Now I want to talk a little bit about failings, because nobody’s journey is seamless or smooth. We all stumble. We all have setbacks. If things go wrong, you hit a dead end-as you will-it‘s just life’s way of saying time to change course. So, ask every failure-this is what I do with every failure, every crisis, every difficult time-I say, what is this here to teach me? And as soon as you get the lesson, you get to move on. If you really get the lesson, you pass and you don‘t have to repeat the class. If you don’t get the lesson, it shows up wearing another pair of pants-or skirt-to give you some remedial work.

And what I‘ve found is that difficulties come when you don’t pay attention to life‘s whisper, because life always whispers to you first. And if you ignore the whisper, sooner or later you’ll get a scream. Whatever you resist persists. But, if you ask the right question-not why is this happening, but what is this here to teach me? -it puts you in the place and space to get the lesson you need.
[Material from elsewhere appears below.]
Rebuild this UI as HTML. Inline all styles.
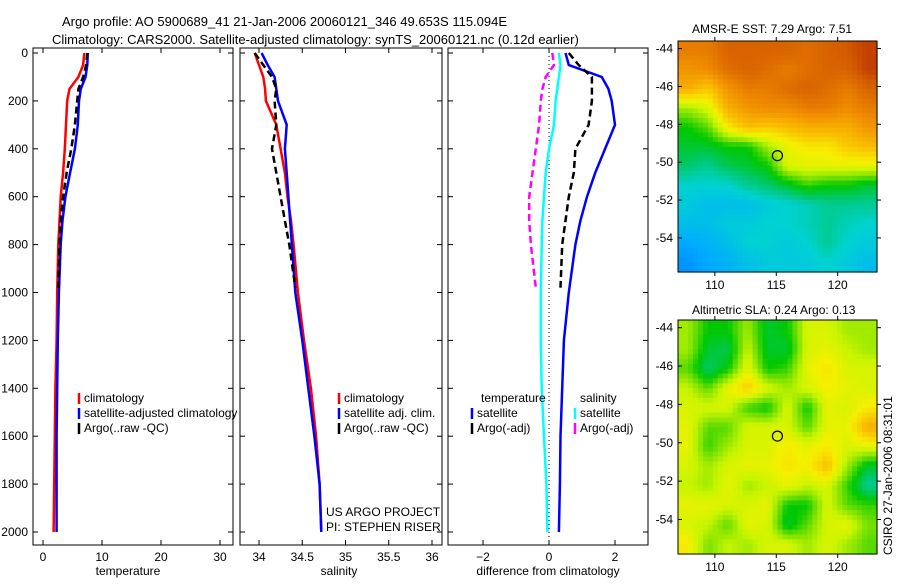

My friend Eckhart Tolle, who‘s written this wonderful book called A New Earth that’s all about letting the awareness of who you are stimulate everything that you do, he puts it like this: He says, don‘t react against a bad situation; merge with that situation instead. And the solution will arise from the challenge. Because surrendering yourself doesn’t mean giving up; it means acting with responsibility.

Many of you know that, as President Hennessy said, I started this school in Africa. And I founded the school, where I‘m trying to give South African girls a shot at a future like yours-Stanford. And I spent five years making sure that school would be as beautiful as the students. I wanted every girl to feel her worth reflected in her surroundings. So, I checked every blueprint, I picked every pillow. I was looking at the grout in between the bricks. I knew every thread count of the sheets. I chose every girl from the villages, from nine provinces. And yet, last fall, I was faced with a crisis I had never anticipated. Iwas told that one of the dorm matrons was suspected of sexual abuse.

That was, as you can imagine, devastating news. First, I cried-actually, I sobbed-for about half an hour. And then I said, let’s get to it; that‘s all you get, a half an hour. You need to focus on the now, what you need to do now. So, I contacted a child trauma specialist. I put together a team of investigators. I made sure the girls had counseling and support. And Gayle and I got on a plane and flew to South Africa.

And the whole time I kept asking that question: What is this here to teach me? And, as difficult as that experience has been, I got a lot of lessons. I understand now the mistakes I made, because I had been paying attention to all of the wrong things. I’d built that school from the outside in, when what really mattered was the inside out.

So, it‘s a lesson that applies to all of our lives as a whole. What matters most is what’s inside. What matters most is the sense of integrity, of quality and beauty. I got that lesson. And what I know is that the girls came away with something, too. They have emerged from this more resilient and knowing that their voices have power.

And their resilience and spirit have given me more than I could ever give to them, which leads me to my final lesson-the one about finding happiness-which we could talk about all day, but I know you have other wacky things to do.

Not a small topic this is, finding happiness. But in some ways I think it‘s the simplest of all. Gwendolyn Brooks wrote a poem for her children. It’s called“Speech to the Young : Speech to the Progress-Toward.” And she says at the end,“Live not for battles won. Live not for the-end-of-the-song. Live in the along.”She‘s saying, like Eckhart Tolle, that you have to live for the present. You have to be in the moment. Whatever has happened to you in your past has no power over this present moment, because life is now.

But I think she’s also saying, be a part of something. Don‘t live for yourself alone. This is what I know for sure: In order to be truly happy, you must live along with and you have to stand for something larger than yourself. Because life is a reciprocal exchange. To move forward you have to give back. And to me, that is the greatest lesson of life. To be happy, you have to give something back.